Otro dato: en los últimos diez años, la brecha del crecimiento de Chile con el promedio de las economías emergentes es de dos puntos porcentuales a favor de estas últimas. E incluso la diferencia con el promedio mundial es de 1,2 puntos porcentuales en el mismo período.
La situación de Chile en las últimas tres décadas puede ilustrarse como la de un colegial que ha tenido un rendimiento académico sostenidamente descendente. En los primeros años de básica pintaba entre los mejores de su curso (América Latina): tres veces sacó el primer lugar y, además, tuvo el promedio más alto de todo el primer ciclo (entre 1990 y 2000 creció 4,5% de media, frente al 1,4% de la región).
Pero en 6° básico comenzaron los tropezones. La libreta se empezó a llenar de cincos en vez de seises, mientras varios compañeros antes rezagados brillaban ahora con luces propias. La llegada a la enseñanza media consolidó la pendiente: no solo dejó de estar en el grupo de avanzada, sino que empezó a acostumbrarse a estar casi siempre de la mitad para abajo.
Por eso un nivel de expansión en torno al 2% es tan irritante, aunque a la conductora le parezca que sí es un crecimiento digno de destacar.
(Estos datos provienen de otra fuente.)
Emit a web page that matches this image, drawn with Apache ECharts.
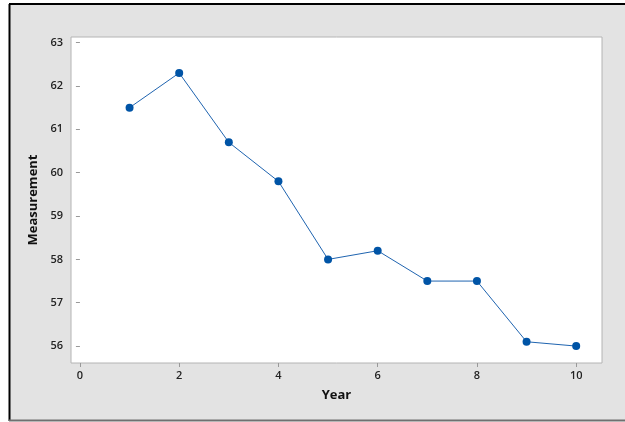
<!DOCTYPE html>
<html>
<head>
<meta charset="utf-8">
<script src="https://cdn.jsdelivr.net/npm/echarts@6/dist/echarts.min.js"></script>
<style>
html,body{margin:0;padding:0;background:#ffffff;}
#c{width:625px;height:422px;}
</style>
</head>
<body>
<div id="c"></div>
<script>
const years = [1, 2, 3, 4, 5, 6, 7, 8, 9, 10];
const measurement = [61.5, 62.3, 60.7, 59.8, 58.0, 58.2, 57.5, 57.5, 56.1, 56.0];
const xTicks = [0, 2, 4, 6, 8, 10];
const yTicks = [56, 57, 58, 59, 60, 61, 62, 63];

const chart = echarts.init(document.getElementById('c'));
const font = '"Open Sans", "Noto Sans", sans-serif';
chart.setOption({
  animation: false,
  backgroundColor: '#ffffff',
  graphic: [
    { type: 'rect', z: -10, shape: { x: 10, y: 5, width: 620, height: 415 }, style: { fill: '#e3e3e3' } },
    { type: 'line', z: -5, shape: { x1: 9, y1: 4, x2: 625, y2: 4 }, style: { stroke: '#000', lineWidth: 2 } },
    { type: 'line', z: -5, shape: { x1: 9.5, y1: 4, x2: 9.5, y2: 421 }, style: { stroke: '#000', lineWidth: 2 } },
    { type: 'line', z: -5, shape: { x1: 9, y1: 420.5, x2: 625, y2: 420.5 }, style: { stroke: '#707070', lineWidth: 2 } }
  ],
  grid: {
    left: 71, top: 37, width: 531, height: 326,
    show: true, backgroundColor: '#ffffff', borderColor: '#b4b4b4', borderWidth: 1
  },
  xAxis: {
    type: 'value', min: -0.18, max: 10.52,
    name: 'Year', nameLocation: 'middle', nameGap: 26,
    nameTextStyle: { fontFamily: font, fontSize: 13, fontWeight: 'bold', color: '#111' },
    axisLine: { show: false },
    splitLine: { show: false },
    axisTick: { show: true, length: 4, customValues: xTicks, lineStyle: { color: '#999999' } },
    axisLabel: { customValues: xTicks, margin: 7, fontFamily: font, fontSize: 11, fontWeight: 600, color: '#222' }
  },
  yAxis: {
    type: 'value', min: 55.61, max: 63.13,
    name: 'Measurement', nameLocation: 'middle', nameGap: 25,
    nameTextStyle: { fontFamily: font, fontSize: 13, fontWeight: 'bold', color: '#111' },
    axisLine: { show: false },
    splitLine: { show: false },
    axisTick: { show: true, length: 4, customValues: yTicks, lineStyle: { color: '#999999' } },
    axisLabel: { customValues: yTicks, margin: 8, fontFamily: font, fontSize: 11, fontWeight: 600, color: '#222' }
  },
  series: [{
    type: 'line',
    data: years.map((y, i) => [y, measurement[i]]),
    symbol: 'circle', symbolSize: 8,
    itemStyle: { color: '#0054a6' },
    lineStyle: { color: '#1f64b0', width: 1 }
  }]
});
</script>
</body>
</html>
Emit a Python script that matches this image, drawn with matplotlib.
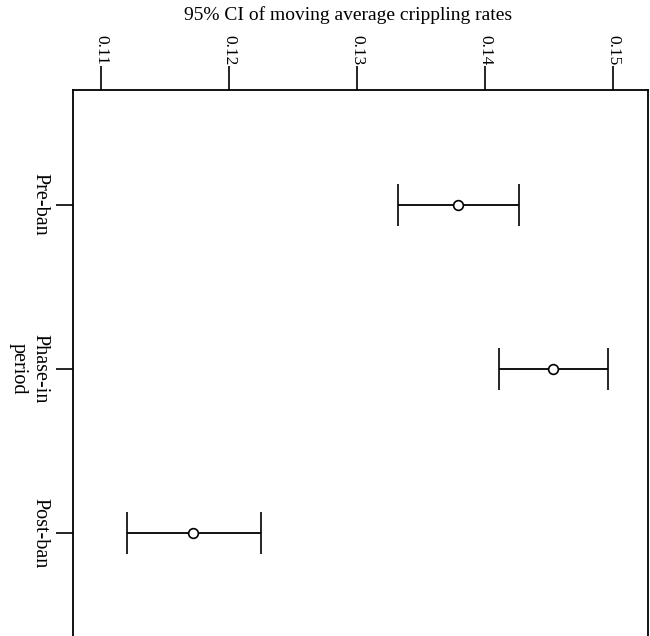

No solo porque, siguiendo con la analogía escolar, es impropio de un alumno que antes fue de 6 y 7, sino porque es un estudiante que tiene todo para estar nuevamente en el grupo aventajado. Pero algo pasó con Chile desde hace 20 años —y especialmente a partir de 2014— que se acostumbró a la comodidad, la modorra y la inercia, como si fuera un desmadejado gato de chalet.
Hoy la realidad del crecimiento está trastocada: lo que antes era la norma ahora es inalcanzable, y lo que antes se consideraba pobre ahora es la tónica. Sin saber cómo, y por culpas colectivas acumuladas por lustros, nos convertimos en un estudiante a punto de egresar que tiene la desfachatez del mediocre y que cada vez que evita un rojo llega a la casa satisfecho, contando con un desparpajo que da vergüenza ajena: papá, me saqué un 4,5, ¿por qué no me felicitas?